EXERCISE AIM
Identify each line below that contains the word "source", and copy it out.

DATA SECTION
==============================

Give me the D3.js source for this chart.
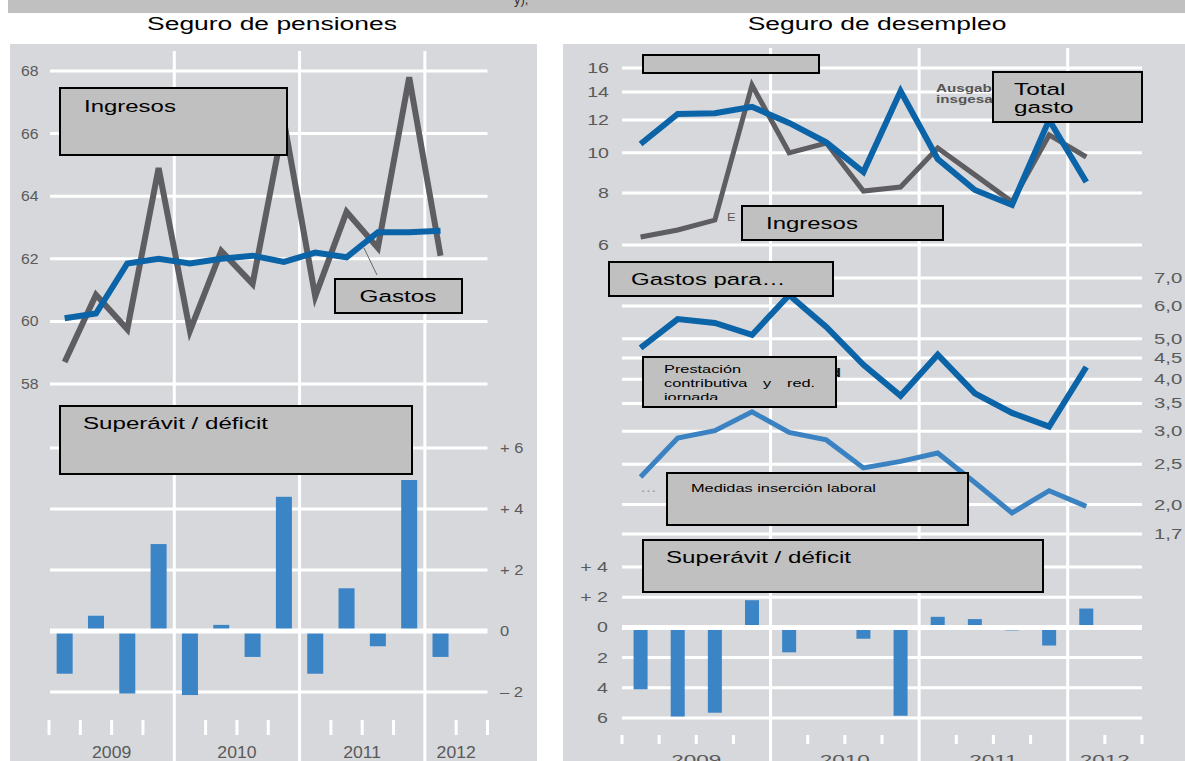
<!DOCTYPE html>
<html>
<head>
<meta charset="utf-8">
<script src="https://d3js.org/d3.v7.min.js"></script>
<style>
  body { margin: 0; background: #fff; }
  text { font-family: "Liberation Sans", Arial, sans-serif; }
</style>
</head>
<body>
<script>
// quarters on the x axis (2009 Q1 .. 2012 Q2)
const quarters = ["I-09","II-09","III-09","IV-09","I-10","II-10","III-10","IV-10",
                  "I-11","II-11","III-11","IV-11","I-12","II-12"];
const years = ["2009","2010","2011","2012"];

// Seguro de pensiones (mil millones)
const pensIngresos = [58.7, 60.85, 59.75, 64.9, 59.7, 62.25, 61.2, 66.4, 60.8, 63.5, 62.35, 67.8, 62.1];
const pensGastos   = [60.1, 60.25, 61.85, 62.0, 61.85, 62.0, 62.1, 61.9, 62.2, 62.05, 62.85, 62.85, 62.9];
const pensSaldo    = [-1.4, 0.5, -2.05, 2.85, -2.1, 0.2, -0.85, 4.4, -1.4, 1.4, -0.5, 4.95, -0.85];
const pensTicks = [58, 60, 62, 64, 66, 68];
const pensSaldoTicks = [-2, 0, 2, 4, 6];
const pensSaldoLabels = ["– 2", "0", "+ 2", "+ 4", "+ 6"];

// Seguro de desempleo
const desIngresos  = [6.27, 6.52, 6.89, 14.56, 10.0, 10.56, 8.09, 8.27, 10.27, 8.85, 7.62, 11.04, 9.77];
const desGasto     = [10.5, 12.4, 12.45, 12.9, 11.8, 10.6, 8.99, 14.08, 9.66, 8.14, 7.49, 12.0, 8.51];
const prestacion   = [4.76, 5.58, 5.46, 5.11, 6.37, 5.34, 4.33, 3.65, 4.58, 3.70, 3.32, 3.08, 4.28];
const medidas      = [2.33, 2.89, 3.01, 3.34, 2.98, 2.86, 2.45, 2.54, 2.66, 2.26, 1.91, 2.16, 1.98];
const desSaldo     = [-4.1, -5.9, -5.65, 1.8, -1.65, 0, -0.75, -5.85, 0.7, 0.55, -0.15, -1.2, 1.25];
const desTicks = [6, 8, 10, 12, 14, 16];
const paraTicks = [1.7, 2, 2.5, 3, 3.5, 4, 4.5, 5, 6, 7];
const paraLabels = ["1,7", "2,0", "2,5", "3,0", "3,5", "4,0", "4,5", "5,0", "6,0", "7,0"];
const desSaldoTicks = [-6, -4, -2, 0, 2, 4];
const desSaldoLabels = ["6", "4", "2", "0", "+ 2", "+ 4"];

const W = 1185, H = 761;
const bg = "#d6d8db", boxFill = "#c0c0c0", grey = "#5e5e62", blue = "#0b63a8",
      lightBlue = "#3b82c2", barBlue = "#3b84c6", tickCol = "#5a5a5a";

const svg = d3.select("body").append("svg").attr("width", W).attr("height", H);

// text helper, the source picture is stretched horizontally
function txt(g, x, y, s, o = {}) {
  return g.append("text")
    .attr("transform", "translate(" + x + "," + y + ") scale(" + (o.sx || 1) + ",1)")
    .attr("text-anchor", o.anchor || "start")
    .attr("font-size", o.size || 15)
    .attr("font-weight", o.weight || "normal")
    .attr("fill", o.color || "#000")
    .text(s);
}
function box(g, x, y, w, h) {
  g.append("rect").attr("x", x).attr("y", y).attr("width", w).attr("height", h)
    .attr("fill", boxFill).attr("stroke", "#000").attr("stroke-width", 2);
}
function hgrid(g, scale, ticks, x0, x1, sw) {
  g.selectAll(null).data(ticks).enter().append("line")
    .attr("x1", x0).attr("x2", x1)
    .attr("y1", d => scale(d)).attr("y2", d => scale(d))
    .attr("stroke", "#fff").attr("stroke-width", sw || 3);
}

// top strip
svg.append("rect").attr("x", 8).attr("y", 0).attr("width", W - 8).attr("height", 13).attr("fill", "#c0c0c0");
txt(svg, 514, 4, "y),", {size: 13, color: "#333"});

txt(svg, 272, 30, "Seguro de pensiones", {size: 18.5, anchor: "middle", sx: 1.43});
txt(svg, 877, 30, "Seguro de desempleo", {size: 18.5, anchor: "middle", sx: 1.43});

// ---------------- left panel ----------------
const L = svg.append("g");
L.append("rect").attr("x", 10).attr("y", 44).attr("width", 527).attr("height", H - 44).attr("fill", bg);

const xL = d3.scaleBand().domain(quarters).range([49, 487.5]);
const bwL = xL.bandwidth();
const cxL = (d, i) => xL(quarters[i]) + bwL / 2;
const yL = d3.scaleLinear().domain([58, 68]).range([384, 71]);
const yLb = d3.scaleLinear().domain([-2, 6]).range([692, 448]);

hgrid(L, yL, pensTicks, 50, 487.5);
hgrid(L, yLb, pensSaldoTicks.filter(d => d !== 0), 50, 487.5);

// year separators
[4, 8, 12].forEach(i => {
  L.append("line").attr("x1", xL(quarters[i])).attr("x2", xL(quarters[i]))
    .attr("y1", 51).attr("y2", H).attr("stroke", "#fff").attr("stroke-width", 3);
});
// quarter ticks
quarters.forEach((q, i) => {
  if (i % 4 === 0 && i > 0) return;
  L.append("line").attr("x1", xL(q)).attr("x2", xL(q)).attr("y1", 720).attr("y2", 735)
    .attr("stroke", "#fff").attr("stroke-width", 3);
});
L.append("line").attr("x1", 487.5).attr("x2", 487.5).attr("y1", 720).attr("y2", 735)
  .attr("stroke", "#fff").attr("stroke-width", 3);

pensTicks.forEach(t => txt(L, 21, yL(t) + 5, String(t), {size: 15, color: tickCol, sx: 1.05}));
pensSaldoTicks.forEach((t, i) => txt(L, 500, yLb(t) + 5, pensSaldoLabels[i], {size: 15, color: tickCol, sx: 1.1}));

years.forEach(yr => {
  const qs = quarters.filter(q => q.endsWith(yr.slice(2)));
  const x0 = xL(qs[0]), x1 = xL(qs[qs.length - 1]) + bwL;
  txt(L, (x0 + x1) / 2, 758, yr, {size: 16, color: tickCol, anchor: "middle", sx: 1.1});
});

const lineL = d3.line().x(cxL);
L.append("path").datum(pensIngresos).attr("fill", "none").attr("stroke", grey).attr("stroke-width", 6)
  .attr("d", lineL.y(d => yL(d)));
L.append("path").datum(pensGastos).attr("fill", "none").attr("stroke", blue).attr("stroke-width", 6)
  .attr("d", lineL.y(d => yL(d)));

const barWL = 16;
L.selectAll(null).data(pensSaldo).enter().append("rect")
  .attr("x", (d, i) => cxL(d, i) - barWL / 2).attr("width", barWL)
  .attr("y", d => yLb(Math.max(0, d))).attr("height", d => Math.abs(yLb(d) - yLb(0)))
  .attr("fill", barBlue);
hgrid(L, yLb, [0], 50, 487.5, 5);

// annotations
box(L, 60, 88, 227, 67);
txt(L, 84, 112, "Ingresos", {size: 17, sx: 1.41});
L.append("line").attr("x1", 364).attr("y1", 248).attr("x2", 377).attr("y2", 275)
  .attr("stroke", "#666").attr("stroke-width", 1);
box(L, 335, 279, 127, 34);
txt(L, 398, 302, "Gastos", {size: 17, anchor: "middle", sx: 1.43});
box(L, 60, 406, 352, 68);
txt(L, 83, 429, "Superávit / déficit", {size: 17, sx: 1.42});

// ---------------- right panel ----------------
const R = svg.append("g");
R.append("rect").attr("x", 563).attr("y", 44).attr("width", W - 563).attr("height", H - 44).attr("fill", bg);

const xR = d3.scaleBand().domain(quarters).range([622, 1142]);
const bwR = xR.bandwidth();
const cxR = (d, i) => xR(quarters[i]) + bwR / 2;
const yR = d3.scaleLog().domain([6, 16]).range([245, 68]);
const yRm = d3.scaleLog().domain([1.7, 7]).range([534, 278]);
const yRb = d3.scaleLinear().domain([-6, 4]).range([718, 567]);

hgrid(R, yR, desTicks, 622, 1142);
hgrid(R, yRm, paraTicks, 622, 1142);
hgrid(R, yRb, desSaldoTicks.filter(d => d !== 0), 622, 1142);

[4, 8, 12].forEach(i => {
  R.append("line").attr("x1", xR(quarters[i])).attr("x2", xR(quarters[i]))
    .attr("y1", 48).attr("y2", H).attr("stroke", "#fff").attr("stroke-width", 3);
});
quarters.forEach((q, i) => {
  if (i % 4 === 0 && i > 0) return;
  R.append("line").attr("x1", xR(q)).attr("x2", xR(q)).attr("y1", 735).attr("y2", 744)
    .attr("stroke", "#fff").attr("stroke-width", 3);
});
R.append("line").attr("x1", 1142).attr("x2", 1142).attr("y1", 735).attr("y2", 744)
  .attr("stroke", "#fff").attr("stroke-width", 3);

desTicks.forEach(t => txt(R, 609, yR(t) + 5, String(t), {size: 14, color: tickCol, anchor: "end", sx: 1.4}));
paraTicks.forEach((t, i) => txt(R, 1154, yRm(t) + 5, paraLabels[i], {size: 14, color: tickCol, sx: 1.45}));
desSaldoTicks.forEach((t, i) => txt(R, 608, yRb(t) + 5, desSaldoLabels[i], {size: 14, color: tickCol, anchor: "end", sx: 1.4}));

years.forEach(yr => {
  const qs = quarters.filter(q => q.endsWith(yr.slice(2)));
  const x0 = xR(qs[0]), x1 = xR(qs[qs.length - 1]) + bwR;
  txt(R, (x0 + x1) / 2, 765, yr, {size: 15, color: tickCol, anchor: "middle", sx: 1.5});
});

// hidden labels behind the boxes
txt(R, 936, 92, "Ausgaben", {size: 10.5, weight: "bold", color: "#555", sx: 1.45});
txt(R, 936, 103, "insgesamt", {size: 10.5, weight: "bold", color: "#555", sx: 1.45});
txt(R, 727, 221, "E", {size: 10, color: "#555", sx: 1.3});
txt(R, 830, 377, "d", {size: 13, weight: "bold", color: "#111", sx: 1.4});
txt(R, 640, 492, "…", {size: 12, color: "#999", sx: 1.4});

const lineR = d3.line().x(cxR);
R.append("path").datum(desIngresos).attr("fill", "none").attr("stroke", grey).attr("stroke-width", 5)
  .attr("d", lineR.y(d => yR(d)));
R.append("path").datum(desGasto).attr("fill", "none").attr("stroke", blue).attr("stroke-width", 6)
  .attr("d", lineR.y(d => yR(d)));
R.append("path").datum(prestacion).attr("fill", "none").attr("stroke", blue).attr("stroke-width", 6)
  .attr("d", lineR.y(d => yRm(d)));
R.append("path").datum(medidas).attr("fill", "none").attr("stroke", lightBlue).attr("stroke-width", 5)
  .attr("d", lineR.y(d => yRm(d)));

const barWR = 14;
R.selectAll(null).data(desSaldo).enter().append("rect")
  .attr("x", (d, i) => cxR(d, i) - barWR / 2).attr("width", barWR)
  .attr("y", d => yRb(Math.max(0, d))).attr("height", d => Math.max(Math.abs(yRb(d) - yRb(0)), d === 0 ? 0 : 3))
  .attr("fill", barBlue);
hgrid(R, yRb, [0], 622, 1142, 5);

// annotations
box(R, 643, 55, 176, 18);
box(R, 993, 72, 149, 50);
txt(R, 1014, 95, "Total", {size: 17, sx: 1.43});
txt(R, 1014, 113, "gasto", {size: 17, sx: 1.43});
box(R, 742, 206, 201, 34);
txt(R, 766, 229, "Ingresos", {size: 17, sx: 1.41});
box(R, 609, 262, 224, 34);
txt(R, 631, 285, "Gastos para…", {size: 17, sx: 1.41});

box(R, 643, 357, 193, 50);
const clip = svg.append("defs").append("clipPath").attr("id", "prestClip");
clip.append("rect").attr("x", 645).attr("y", 359).attr("width", 189).attr("height", 41);
const pg = R.append("g").attr("clip-path", "url(#prestClip)");
txt(pg, 664, 373, "Prestación", {size: 11.5, sx: 1.42});
txt(pg, 664, 387, "contributiva", {size: 11.5, sx: 1.42});
txt(pg, 763, 387, "y", {size: 11.5, sx: 1.42});
txt(pg, 787, 387, "red.", {size: 11.5, sx: 1.42});
txt(pg, 664, 401, "jornada", {size: 11.5, sx: 1.42});

box(R, 667, 473, 301, 52);
txt(R, 691, 492, "Medidas inserción laboral", {size: 11.5, sx: 1.42});

box(R, 643, 540, 400, 52);
txt(R, 666, 563, "Superávit / déficit", {size: 17, sx: 1.42});
</script>
</body>
</html>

==============================

REPLY
Give me the D3.js source for this chart.
// text helper, the source picture is stretched horizontally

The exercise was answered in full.